Since there are two possible images of $\alpha$ we have only two automorphisms and $\operatorname{Gal}(K/\mathbb{Q})\cong\mathbb{Z}/2\mathbb{Z}$.
2) Since an automorphism must fix the set of roots of a polynomial we have that $\sqrt{2}$ must be sent to another root of $x^2-2$ and $i$ must be sent to another root of $x^2+1$.

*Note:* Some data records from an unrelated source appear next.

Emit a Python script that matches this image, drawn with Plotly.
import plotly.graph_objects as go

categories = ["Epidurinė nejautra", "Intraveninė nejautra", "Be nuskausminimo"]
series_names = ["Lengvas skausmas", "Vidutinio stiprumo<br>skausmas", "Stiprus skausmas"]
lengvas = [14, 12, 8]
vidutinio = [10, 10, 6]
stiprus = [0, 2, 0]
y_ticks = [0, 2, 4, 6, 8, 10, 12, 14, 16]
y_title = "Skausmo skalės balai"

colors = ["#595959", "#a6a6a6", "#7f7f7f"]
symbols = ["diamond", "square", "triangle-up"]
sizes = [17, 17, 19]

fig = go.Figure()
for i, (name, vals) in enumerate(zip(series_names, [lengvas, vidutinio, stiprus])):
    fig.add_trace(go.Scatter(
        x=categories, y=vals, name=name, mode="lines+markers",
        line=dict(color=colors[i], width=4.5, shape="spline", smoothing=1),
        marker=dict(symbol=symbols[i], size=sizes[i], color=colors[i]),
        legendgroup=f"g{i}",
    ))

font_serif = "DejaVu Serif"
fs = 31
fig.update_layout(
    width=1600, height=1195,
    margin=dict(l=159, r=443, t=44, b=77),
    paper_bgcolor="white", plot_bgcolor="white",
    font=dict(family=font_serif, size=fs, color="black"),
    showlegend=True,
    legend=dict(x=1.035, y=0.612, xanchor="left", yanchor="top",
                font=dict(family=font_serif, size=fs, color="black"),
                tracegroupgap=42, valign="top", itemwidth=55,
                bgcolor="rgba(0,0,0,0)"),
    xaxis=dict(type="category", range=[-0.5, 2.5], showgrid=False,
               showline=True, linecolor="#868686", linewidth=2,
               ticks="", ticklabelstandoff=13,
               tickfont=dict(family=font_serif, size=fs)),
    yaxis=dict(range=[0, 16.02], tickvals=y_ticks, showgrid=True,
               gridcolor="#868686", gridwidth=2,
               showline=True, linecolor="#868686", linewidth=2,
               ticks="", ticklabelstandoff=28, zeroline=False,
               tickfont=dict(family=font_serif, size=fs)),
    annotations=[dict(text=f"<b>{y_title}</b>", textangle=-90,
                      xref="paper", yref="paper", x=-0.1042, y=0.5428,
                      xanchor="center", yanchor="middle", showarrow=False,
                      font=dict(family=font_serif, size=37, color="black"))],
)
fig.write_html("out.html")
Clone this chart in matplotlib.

Gal$(K/\mathbb{Q}) = \mathbb{Z}/2\mathbb{Z}$. Any element of $\mathbb{Q}$ must be fixed by any automorphism in the Galois group, so the "automorphisms" $$ (1 \>\alpha) (1 \>\alpha^2) (1 \>\alpha \>\alpha^2) (1 \>\alpha^2 \>\alpha)$$ cannot actually be automorphisms since they do not fix $1$. That leaves only two possible automorphisms left, so the Galois group cannot be larger than $\mathbb{Z}/2\mathbb{Z}$. It cannot be trivial since $K \neq \mathbb{Q}$, so the Galois group must be exactly $\mathbb{Z}/2\mathbb{Z}$.
If $\phi$ is an automorphism and $x^2 + 1 = 0$, $\phi(x)^2 + 1 = 0$, so $\phi(x)$ can only be $i$ or $-i$. In general, automorphisms permute root sets of polynomials.